La lap steel di Lazarus affianca riflessi e barbagli di luce celestiale che aiutano a creare una sottile perdita di certezza tra Diavoli e Dio, ma permettono di aprire e costruire una visione sempre dischiusa di un folk-rock sprezzante nell’impietoso ritratto della scura e ruvida New Year's Eve At The Gates Of Hell (“Jimmy Perkins was a son of a bitch who stole from other musicians and belongs in the same circle of hell as the ‘whores from Fox News’”). Strumentazione semplice, arrangiamenti accattivanti, ricorrendo all’esecuzione di una melodia corale solo in Henhouse, puro ritmo, respiro vivo dall’armonica e dal piano, il resto è fatto di battiti della slide guitar e delle percussioni, fruscii e stridori metallici tra Moss And Flowers e il limaccioso splendore di Red Badge of Courage, altra preghiera pervasa da demoni, politica e contro la guerra vista attraverso gli occhi di un giovane soldato (‘We was just kids doing the dirty work for the failures of old men’).

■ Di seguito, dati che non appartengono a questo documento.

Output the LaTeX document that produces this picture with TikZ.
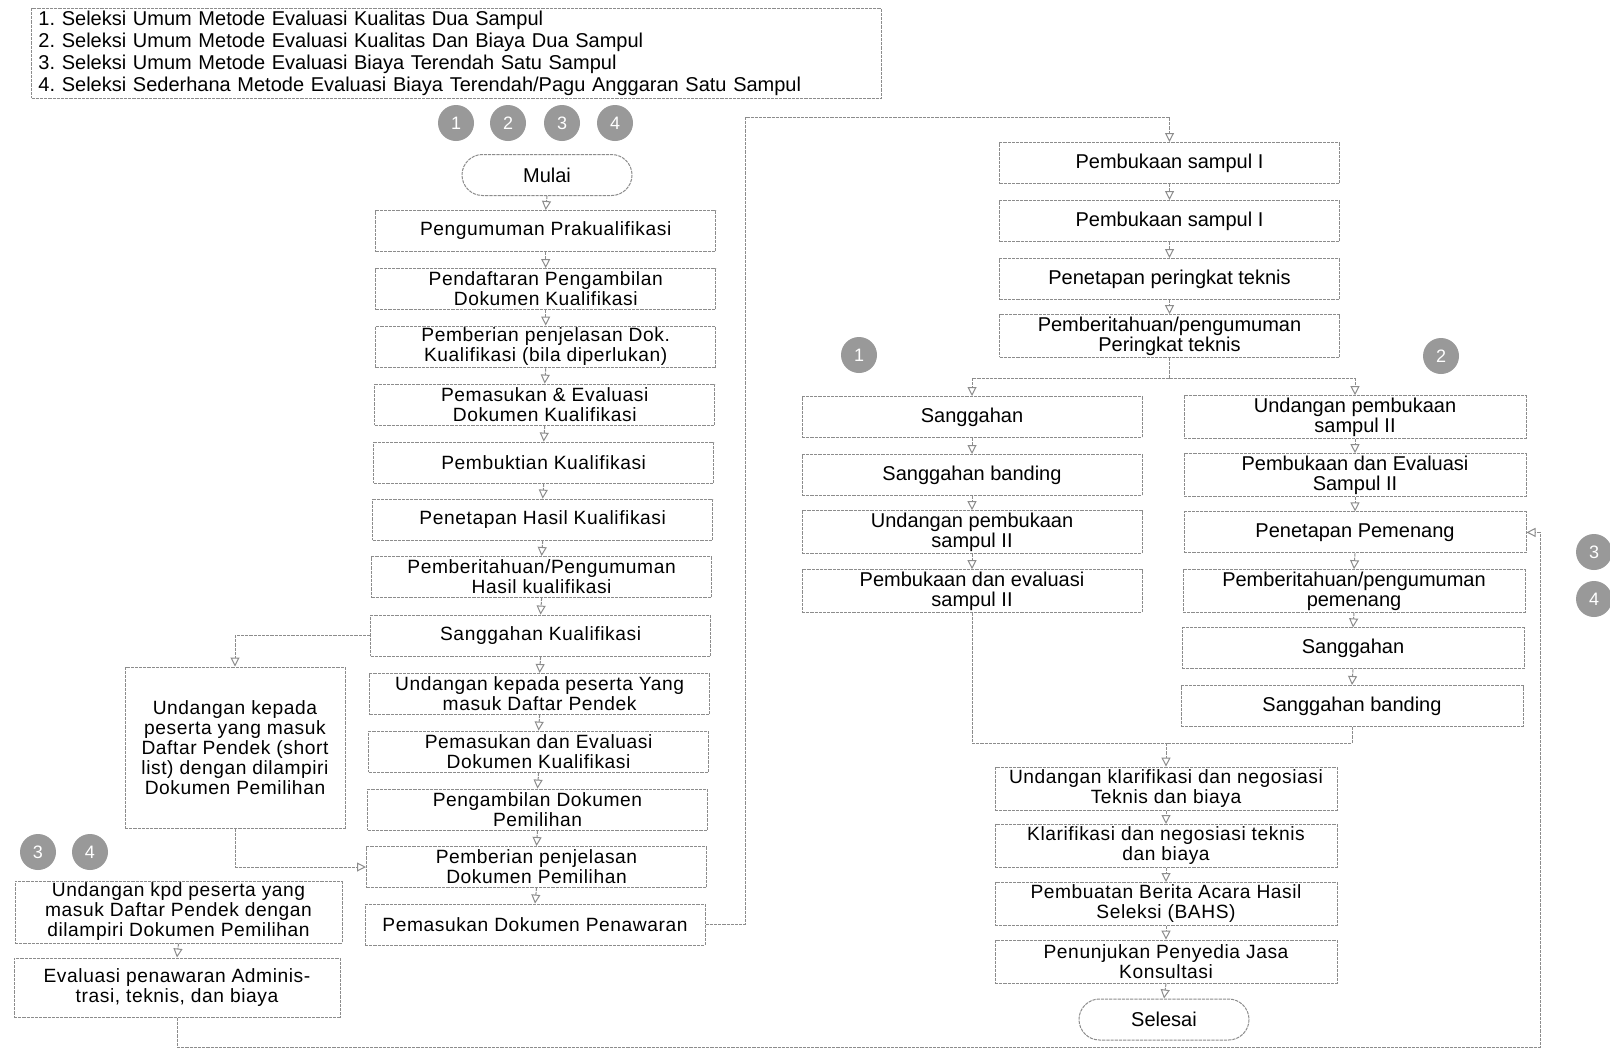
\documentclass[tikz,border=0pt]{standalone}
\usepackage{fontspec}
\setmainfont{Liberation Sans}
\newfontfamily\trackedfont{Liberation Sans}[LetterSpace=3]
\usetikzlibrary{arrows.meta,shapes.misc}
\definecolor{linegray}{gray}{0.55}
\definecolor{dotgray}{gray}{0.6}
\frenchspacing
\begin{document}
\begin{tikzpicture}[x=0.5pt,y=-0.5pt,
  every node/.style={font=\fontsize{10}{10}\selectfont},
  stepbox/.style={draw=linegray, dash pattern=on 1.6pt off 0.5pt, line width=0.5pt,
    minimum width=170pt, minimum height=20.5pt, align=center, inner sep=1pt},
  tracked/.style={font=\trackedfont\fontsize{9.6}{10}\selectfont},
  term/.style={draw=linegray, dash pattern=on 1.6pt off 0.5pt, line width=0.5pt,
    rounded rectangle, minimum width=87pt, minimum height=20.5pt, inner sep=1pt},
  badge/.style={circle, fill=dotgray, text=white, minimum size=18pt, inner sep=0pt,
    font=\fontsize{9}{9}\selectfont},
  link/.style={draw=linegray, dash pattern=on 1.6pt off 0.5pt, line width=0.5pt},
  arr/.style={link, -{Triangle[open, length=4.5pt, width=4.5pt]}}
]
\useasboundingbox (0,0) rectangle (1610,1050);
\fill[white] (0,0) rectangle (1610,1050);

% legend of the four selection methods
\node[draw=linegray, dash pattern=on 1.6pt off 0.5pt, line width=0.5pt, anchor=north west,
  text width=418pt, inner xsep=3.5pt, inner ysep=1.3pt, align=left,
  font=\fontsize{10}{11}\selectfont] (legend) at (31,8)
  {1. Seleksi Umum Metode Evaluasi Kualitas Dua Sampul\\
   2. Seleksi Umum Metode Evaluasi Kualitas Dan Biaya Dua Sampul\\
   3. Seleksi Umum Metode Evaluasi Biaya Terendah Satu Sampul\\
   4. Seleksi Sederhana Metode Evaluasi Biaya Terendah/Pagu Anggaran Satu Sampul};

% method badges above the start
\node[badge] (t1) at (456,123) {1};
\node[badge] (t2) at (508,123) {2};
\node[badge] (t3) at (562,123) {3};
\node[badge] (t4) at (615,123) {4};

\node[term] (mulai) at (547,175) {Mulai};

% main qualification column
\begin{scope}[every node/.append style={tracked}]
\node[stepbox] (m1)  at (545.7,231)   {Pengumuman Prakualifikasi};
\node[stepbox] (m2)  at (545.7,289)   {Pendaftaran Pengambilan\\Dokumen Kualifikasi};
\node[stepbox] (m3)  at (545.7,347)   {Pemberian penjelasan Dok.\\Kualifikasi (bila diperlukan)};
\node[stepbox] (m4)  at (544.7,404.6) {Pemasukan \& Evaluasi\\Dokumen Kualifikasi};
\node[stepbox] (m5)  at (543.7,462.6) {Pembuktian Kualifikasi};
\node[stepbox] (m6)  at (542.7,519.6) {Penetapan Hasil Kualifikasi};
\node[stepbox] (m7)  at (541.6,577)   {Pemberitahuan/Pengumuman\\Hasil kualifikasi};
\node[stepbox] (m8)  at (540.6,635.6) {Sanggahan Kualifikasi};
\node[stepbox] (m9)  at (539.6,694)   {Undangan kepada peserta Yang\\masuk Daftar Pendek};
\node[stepbox] (m10) at (538.6,751.6) {Pemasukan dan Evaluasi\\Dokumen Kualifikasi};
\node[stepbox] (m11) at (537.5,809.6) {Pengambilan Dokumen\\Pemilihan};
\node[stepbox] (m12) at (536.5,867)   {Pemberian penjelasan\\Dokumen Pemilihan};
\node[stepbox] (m13) at (535,924.6)   {Pemasukan Dokumen Penawaran};

% short-list branch
\node[stepbox, minimum width=110pt, minimum height=80.5pt] (big) at (235,747.5)
  {Undangan kepada\\peserta yang masuk\\Daftar Pendek (short\\list) dengan dilampiri\\Dokumen Pemilihan};

% single-envelope branch (methods 3 and 4)
\node[stepbox, minimum width=163.5pt, minimum height=31pt] (l1) at (178.5,912)
  {Undangan kpd peserta yang\\masuk Daftar Pendek dengan\\dilampiri Dokumen Pemilihan};
\node[stepbox, minimum width=163pt, minimum height=29.5pt] (l2) at (177,987.5)
  {Evaluasi penawaran Adminis-\\trasi, teknis, dan biaya};
\end{scope}
\node[badge] (c3a) at (38,852) {3};
\node[badge] (c4a) at (90,852) {4};

% envelope I column
\node[stepbox] (r1) at (1169.5,163) {Pembukaan sampul I};
\node[stepbox] (r2) at (1169.5,221) {Pembukaan sampul I};
\node[stepbox] (r3) at (1169.5,279) {Penetapan peringkat teknis};
\node[stepbox] (r4) at (1169.5,336) {Pemberitahuan/pengumuman\\Peringkat teknis};

\node[badge] (c1) at (859,355) {1};
\node[badge] (c2) at (1441,356) {2};

% method 1 column
\node[stepbox] (a1) at (972,417) {Sanggahan};
\node[stepbox] (a2) at (972,475) {Sanggahan banding};
\node[stepbox] (a3) at (972,532) {Undangan pembukaan\\sampul II};
\node[stepbox] (a4) at (972,591) {Pembukaan dan evaluasi\\sampul II};

% method 2 column
\node[stepbox, minimum width=171pt] (b1) at (1355,417)   {Undangan pembukaan\\sampul II};
\node[stepbox, minimum width=171pt] (b2) at (1355,475)   {Pembukaan dan Evaluasi\\Sampul II};
\node[stepbox, minimum width=171pt] (b3) at (1355,532.4) {Penetapan Pemenang};
\node[stepbox, minimum width=171pt] (b4) at (1354,591)   {Pemberitahuan/pengumuman\\pemenang};
\node[stepbox, minimum width=171pt] (b5) at (1353,648.4) {Sanggahan};
\node[stepbox, minimum width=171pt] (b6) at (1352,706)   {Sanggahan banding};

\node[badge] (c3b) at (1594,552) {3};
\node[badge] (c4b) at (1594,599) {4};

% closing column
\begin{scope}[every node/.append style={tracked}]
\node[stepbox, minimum width=171pt, minimum height=21.5pt] (d1) at (1166,788.6) {Undangan klarifikasi dan negosiasi\\Teknis dan biaya};
\node[stepbox, minimum width=171pt, minimum height=21.5pt] (d2) at (1166,846)   {Klarifikasi dan negosiasi teknis\\dan biaya};
\node[stepbox, minimum width=171pt, minimum height=21.5pt] (d3) at (1166,904)   {Pembuatan Berita Acara Hasil\\Seleksi (BAHS)};
\node[stepbox, minimum width=171pt, minimum height=21.5pt] (d4) at (1166,961.6) {Penunjukan Penyedia Jasa\\Konsultasi};
\end{scope}
\node[term] (selesai) at (1164,1019.5) {Selesai};

% routing points
\coordinate (up)    at (745,117);
\coordinate (split) at (1169.5,378);
\coordinate (merge) at (1166,743);
\coordinate (ret)   at (1540,1047);

% connectors
\draw[arr] (mulai.south) -- (m1.north);
\foreach \i/\j in {1/2,2/3,3/4,4/5,5/6,6/7,7/8,8/9,9/10,10/11,11/12,12/13}
  \draw[arr] (m\i.south) -- (m\j.north);
\draw[arr] (m8.west) -| (big.north);
\draw[arr] (big.south) |- (m12.west);
\draw[arr] (l1.south) -- (l2.north);
\draw[arr] (m13.east) -| (up) -| (r1.north);
\draw[arr] (r1.south) -- (r2.north);
\draw[arr] (r2.south) -- (r3.north);
\draw[arr] (r3.south) -- (r4.north);
\draw[link] (r4.south) -- (split);
\draw[arr] (split) -| (a1.north);
\draw[arr] (split) -| (b1.north);
\draw[arr] (a1.south) -- (a2.north);
\draw[arr] (a2.south) -- (a3.north);
\draw[arr] (a3.south) -- (a4.north);
\foreach \i/\j in {1/2,2/3,3/4,4/5,5/6}
  \draw[arr] (b\i.south) -- (b\j.north);
\draw[link] (a4.south) |- (merge);
\draw[link] (b6.south) |- (merge);
\draw[arr] (merge) -- (d1.north);
\draw[arr] (d1.south) -- (d2.north);
\draw[arr] (d2.south) -- (d3.north);
\draw[arr] (d3.south) -- (d4.north);
\draw[arr] (d4.south) -- (selesai.north);
\draw[arr] (l2.south) |- (ret) |- (b3.east);
\end{tikzpicture}
\end{document}
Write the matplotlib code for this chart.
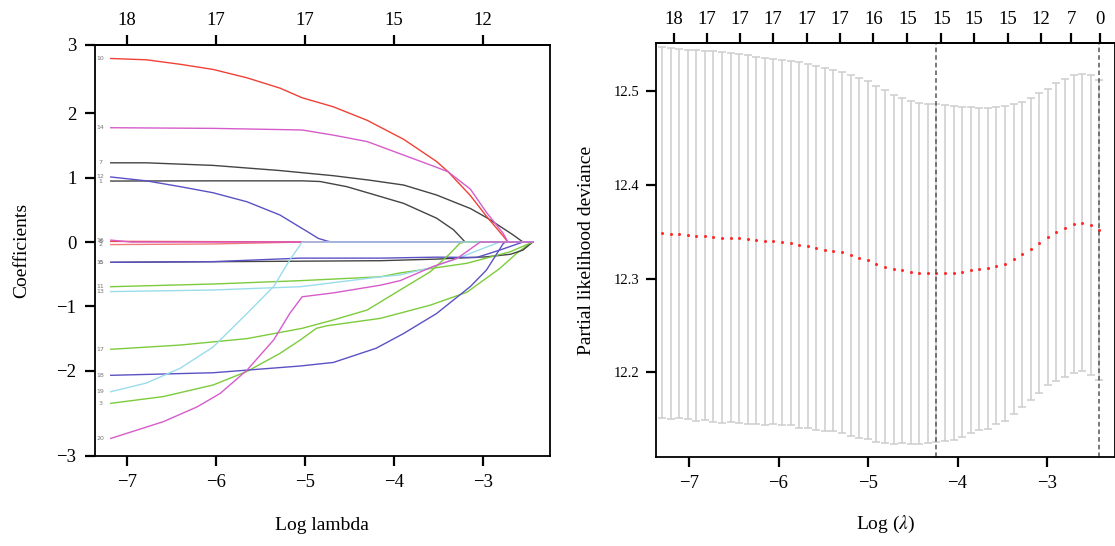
import numpy as np
import matplotlib
matplotlib.use("Agg")
import matplotlib.pyplot as plt

plt.rcParams['font.family'] = ['Liberation Serif', 'DejaVu Serif']
plt.rcParams['mathtext.fontset'] = 'stix'

# ---- left panel: coefficient paths (log lambda, coefficient) ----
top_left_ticks = [-7, -6, -5, -4, -3]
top_left_labels = ['18', '17', '17', '15', '12']

x_10 = [-7.18, -6.78, -6.40, -6.03, -5.65, -5.28, -5.03, -4.68, -4.30, -3.89, -3.52, -3.39, -3.14, -2.96, -2.77, -2.72, -2.44]
y_10 = [2.85, 2.83, 2.76, 2.68, 2.55, 2.39, 2.24, 2.10, 1.89, 1.595, 1.25, 1.09, 0.72, 0.40, 0.09, 0.0, 0.0]
x_14 = [-7.18, -6.03, -5.03, -4.68, -4.30, -3.89, -3.52, -3.39, -3.14, -2.96, -2.77, -2.72, -2.44]
y_14 = [1.775, 1.765, 1.74, 1.66, 1.56, 1.35, 1.16, 1.09, 0.82, 0.46, 0.13, 0.0, 0.0]
x_7 = [-7.18, -6.78, -6.03, -5.28, -4.68, -4.27, -3.89, -3.52, -3.14, -2.96, -2.77, -2.66, -2.55, -2.44]
y_7 = [1.23, 1.23, 1.19, 1.11, 1.03, 0.96, 0.885, 0.73, 0.52, 0.38, 0.21, 0.11, 0.0, 0.0]
x_1 = [-7.18, -6.03, -5.03, -4.83, -4.53, -4.27, -3.89, -3.52, -3.33, -3.24, -3.20, -2.44]
y_1 = [0.947, 0.95, 0.95, 0.94, 0.86, 0.755, 0.60, 0.37, 0.19, 0.06, 0.0, 0.0]
x_12 = [-7.18, -6.78, -6.40, -6.03, -5.65, -5.28, -5.09, -4.94, -4.85, -4.75, -4.70, -2.44]
y_12 = [1.01, 0.95, 0.86, 0.765, 0.625, 0.42, 0.26, 0.135, 0.057, 0.015, 0.0, 0.0]
x_16 = [-7.18, -6.95, -2.44]
y_16 = [0.03, 0.0, 0.0]
x_8 = [-7.18, -5.80, -5.03, -2.44]
y_8 = [0.01, 0.005, 0.0, 0.0]
x_2 = [-7.18, -6.03, -5.03, -2.44]
y_2 = [-0.04, -0.03, 0.0, 0.0]
x_15 = [-7.18, -6.03, -5.05, -4.15, -3.52, -3.07, -2.81, -2.55, -2.44]
y_15 = [-0.315, -0.305, -0.25, -0.25, -0.235, -0.24, -0.125, 0.0, 0.0]
x_6 = [-7.18, -4.15, -3.52, -2.96, -2.69, -2.55, -2.44]
y_6 = [-0.315, -0.29, -0.265, -0.23, -0.19, -0.125, 0.0]
x_11 = [-7.18, -6.03, -5.05, -4.15, -3.93, -3.18, -2.69, -2.44]
y_11 = [-0.694, -0.652, -0.60, -0.54, -0.48, -0.33, -0.15, 0.0]
x_13 = [-7.18, -6.03, -5.05, -4.15, -3.93, -3.59, -3.26, -3.00, -2.81, -2.44]
y_13 = [-0.77, -0.745, -0.694, -0.54, -0.51, -0.40, -0.24, -0.10, 0.0, 0.0]
x_17 = [-7.18, -6.40, -5.65, -5.03, -4.68, -4.30, -4.15, -3.93, -3.59, -3.37, -3.26, -3.20, -2.44]
y_17 = [-1.666, -1.60, -1.50, -1.34, -1.21, -1.056, -0.93, -0.745, -0.46, -0.18, -0.02, 0.0, 0.0]
x_3 = [-7.18, -6.59, -6.03, -5.65, -5.28, -5.05, -4.87, -4.75, -4.15, -3.59, -3.18, -2.81, -2.62, -2.45, -2.44]
y_3 = [-2.505, -2.40, -2.22, -2.01, -1.73, -1.52, -1.34, -1.30, -1.185, -0.98, -0.78, -0.41, -0.175, 0.0, 0.0]
x_18 = [-7.18, -6.03, -5.05, -4.68, -4.20, -3.89, -3.52, -3.14, -2.96, -2.77, -2.74, -2.44]
y_18 = [-2.07, -2.03, -1.925, -1.87, -1.65, -1.42, -1.11, -0.69, -0.435, -0.02, 0.0, 0.0]
x_19 = [-7.18, -6.78, -6.40, -6.03, -5.65, -5.35, -5.17, -5.03, -2.44]
y_19 = [-2.325, -2.19, -1.96, -1.63, -1.11, -0.69, -0.28, 0.0, 0.0]
x_20 = [-7.18, -6.59, -6.21, -5.95, -5.65, -5.35, -5.17, -5.03, -4.68, -4.15, -3.93, -3.56, -3.29, -3.03, -2.44]
y_20 = [-3.05, -2.79, -2.56, -2.35, -1.99, -1.52, -1.11, -0.85, -0.79, -0.67, -0.60, -0.38, -0.255, 0.0, 0.0]

red = '#ef4136'
pink = '#f27a7a'
orchid = '#d65ccb'
dgray = '#444444'
sblue = '#5a52c4'
green = '#7ccb3c'
lblue = '#9adcec'

# (label, x, y, colour) drawn in variable order
paths = [
    ('1', x_1, y_1, dgray),
    ('2', x_2, y_2, pink),
    ('3', x_3, y_3, green),
    ('6', x_6, y_6, dgray),
    ('7', x_7, y_7, dgray),
    ('8', x_8, y_8, red),
    ('10', x_10, y_10, red),
    ('11', x_11, y_11, green),
    ('12', x_12, y_12, sblue),
    ('13', x_13, y_13, lblue),
    ('14', x_14, y_14, orchid),
    ('15', x_15, y_15, sblue),
    ('16', x_16, y_16, orchid),
    ('17', x_17, y_17, green),
    ('18', x_18, y_18, sblue),
    ('19', x_19, y_19, lblue),
    ('20', x_20, y_20, orchid),
]

# ---- right panel: cross-validation curve ----
log_lambda = [-7.302, -7.206, -7.110, -7.015, -6.919, -6.823, -6.727, -6.631, -6.536, -6.440,
              -6.344, -6.248, -6.152, -6.057, -5.961, -5.865, -5.769, -5.673, -5.578, -5.482,
              -5.386, -5.290, -5.194, -5.099, -5.003, -4.907, -4.811, -4.715, -4.620, -4.524,
              -4.428, -4.332, -4.236, -4.141, -4.045, -3.949, -3.853, -3.757, -3.662, -3.566,
              -3.470, -3.374, -3.278, -3.183, -3.087, -2.991, -2.895, -2.799, -2.704, -2.608,
              -2.512, -2.416]
cvm = [12.349, 12.348, 12.348, 12.347, 12.346, 12.346, 12.345, 12.344, 12.344, 12.343,
       12.342, 12.341, 12.340, 12.340, 12.339, 12.338, 12.336, 12.335, 12.333, 12.331,
       12.330, 12.328, 12.325, 12.322, 12.320, 12.316, 12.313, 12.310, 12.309, 12.307,
       12.306, 12.306, 12.306, 12.306, 12.306, 12.307, 12.309, 12.310, 12.311, 12.314,
       12.316, 12.321, 12.326, 12.332, 12.338, 12.345, 12.350, 12.354, 12.358, 12.360,
       12.357, 12.352]
cvsd = [0.198, 0.198, 0.197, 0.197, 0.198, 0.197, 0.198, 0.198, 0.197, 0.197,
        0.197, 0.196, 0.196, 0.195, 0.195, 0.194, 0.195, 0.194, 0.194, 0.194,
        0.193, 0.193, 0.193, 0.192, 0.191, 0.190, 0.188, 0.186, 0.184, 0.183,
        0.182, 0.181, 0.180, 0.179, 0.178, 0.176, 0.174, 0.172, 0.171, 0.169,
        0.168, 0.165, 0.163, 0.161, 0.160, 0.158, 0.159, 0.159, 0.159, 0.159,
        0.160, 0.160]
lambda_min_log = -4.236
lambda_1se_log = -2.416
top_right_ticks = [-7.17, -6.80, -6.43, -6.06, -5.68, -5.31, -4.94, -4.56, -4.18, -3.82, -3.44, -3.07, -2.73, -2.41]
top_right_labels = ['18', '17', '17', '17', '17', '17', '16', '15', '15', '15', '15', '12', '7', '0']

fig = plt.figure(figsize=(11.15, 5.46), dpi=100)
ax1 = fig.add_axes([0.0848, 0.1654, 0.4085, 0.7527])
ax2 = fig.add_axes([0.5883, 0.1630, 0.4113, 0.7582])

tick_kw = dict(direction='out', length=7, width=1.6, colors='black')

# left panel
for lab, xs, ys, col in paths:
    ax1.plot(xs, ys, color=col, lw=1.0)
    ax1.text(-7.30, ys[0], lab, fontsize=4.5, color='#777777', ha='center', va='center',
             family='DejaVu Sans')

ax1.set_xlim(-7.362, -2.246)
ax1.set_ylim(-3.318, 3.064)
ax1.set_xticks([-7, -6, -5, -4, -3])
ax1.set_yticks([-3.318, -2, -1, 0, 1, 2, 3.064], ['\u22123', '\u22122', '\u22121', '0', '1', '2', '3'])
ax1.tick_params(labelsize=13.5, pad=6, **tick_kw)
ax1.set_xlabel('Log lambda', fontsize=14, labelpad=19)
ax1.set_ylabel('Coefficients', fontsize=14, labelpad=19)
top1 = ax1.secondary_xaxis('top')
top1.set_xticks(top_left_ticks, top_left_labels)
top1.tick_params(labelsize=13.5, pad=4, **tick_kw)

# right panel
ax2.errorbar(log_lambda, cvm, yerr=cvsd, fmt='none', ecolor='#cdcdcd', elinewidth=1.1,
             capsize=2.8, capthick=1.1)
ax2.plot(log_lambda, cvm, 'o', color='#ff2a2a', markersize=2.2, markeredgewidth=0)
ax2.axvline(lambda_min_log, color='#555555', ls=(0, (3, 2)), lw=1.1)
ax2.axvline(lambda_1se_log, color='#555555', ls=(0, (3, 2)), lw=1.1)

ax2.set_xlim(-7.369, -2.246)
ax2.set_ylim(12.1097, 12.5516)
ax2.set_xticks([-7, -6, -5, -4, -3])
ax2.set_yticks([12.2, 12.3, 12.4, 12.5])
ax2.tick_params(axis='x', labelsize=13.5, pad=6, **tick_kw)
ax2.tick_params(axis='y', labelsize=10.5, pad=5, **tick_kw)
ax2.set_xlabel('Log ($\\lambda$)', fontsize=14, labelpad=16)
ax2.set_ylabel('Partial likelihood deviance', fontsize=14, labelpad=13)
top2 = ax2.secondary_xaxis('top')
top2.set_xticks(top_right_ticks, top_right_labels)
top2.tick_params(labelsize=13.5, pad=4, **tick_kw)

for ax in (ax1, ax2):
    for s in ax.spines.values():
        s.set_linewidth(1.3)
top1.spines['top'].set_linewidth(1.3)
top2.spines['top'].set_linewidth(1.3)

fig.savefig('out.png', dpi=100)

Il sole del Mississippi resta impalato nel cielo di The Grifter’s Hymnal, non si abbassa a cadenzare il sopraggiungere del buio, il sipario è blues, cala nell’acquitrinio di Train Yard, nella torbida dolcezza elettro-acustica di Coochy Coochy e Count My Blessings, nella storia autobiografica di Mother Blues, quel racconto di famiglia a Dallas, dove alla gente piace ascoltare Lightnin' Hopkins, di quando a 21 anni pensava solo alle ‘stripper girls’ e alla Les Paul, la chitarra comprata vendendo la macchina del padre (‘One of the many mistakes I made over the next twenty years’).
Nell’incantamento della conclusiva Ask God, 3 strofe ripetute come una nota fissa e prolungata ("When darkness swoops down on you, ask God for some light / When some devil knocks you down, ask God to pick you up / When death comes a knocking, ask God to open a door") si scivola dentro senza accorgersene, la voce di Ray Wylie Hubbard s’insinua tra le maglie del brano, distillandone succhi ‘divini’ che lasciano assaporare The Grifter’s Hymnal fino all’ultima nota.